ARCHIBALD JOHNSTON of Warriston, was one of the elders appointed by the General Assembly to act as commissioners to the Westminster Assembly. Previous to this he had distinguished himself in the struggle between the Church of Scotland and its Prelatic oppressors. He was rapidly becoming eminent as an advocate at the Scottish bar, when the outraged Church roused itself to resist the imposition of the Canons and Liturgy. Immediately he joined the assertors of religious liberty, and took an active part in all their public procedure; in which his great legal knowledge, acuteness of intellect, soundness of judgment, and promptitude in action, proved signally beneficial to the cause of truth and righteousness. When the General Assembly met at Glasgow in 1638, Mr. Johnston was unanimously chosen to be clerk of the Assembly; for which office he was peculiarly qualified, being as well acquainted with ecclesiastical as with civil law. A very remarkable congeniality of mental endowments and moral qualities, soon rendered Johnston and Henderson almost inseparable companions and fellow-counselors. The great National Covenant was framed by their conjoint powers of knowledge and thought; they were the leading men of the commissioners appointed to treat for peace with the king; by them the Solemn League and Covenant between England and Scotland was written; and their labors were again conjoined when they were sent together to the Westminster Assembly.
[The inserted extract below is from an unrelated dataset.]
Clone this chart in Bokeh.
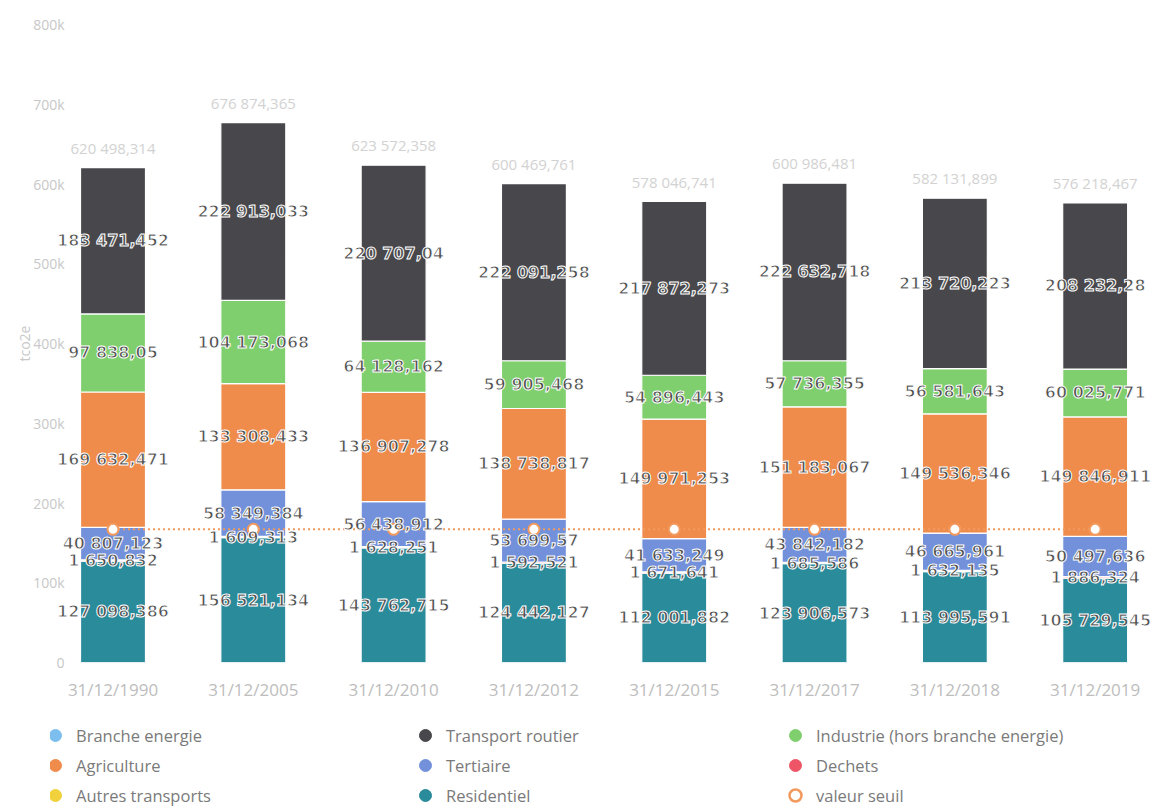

Two years before that period, the king having come to Scotland with a view of conciliating or deceiving the Covenanters, showed great favor to Mr. Johnston, raised him to the order of knighthood, and made him one of the judges in the Court of Session, by the title of Lord Warriston. But these preferments and honors did not induce him to swerve a hair’s breadth from his fidelity to the Covenanted Church of Scotland, which was dearer to him than rank and wealth, and the smiles of a monarch. In the Westminster Assembly Warriston attended very constantly, and frequently engaged in the discussions and debates of that grave and learned body, fully maintaining his high reputation. Even the English Parliament requested him to sit among them and aid in their deliberations, although he was not, and could not become, a member of that high court.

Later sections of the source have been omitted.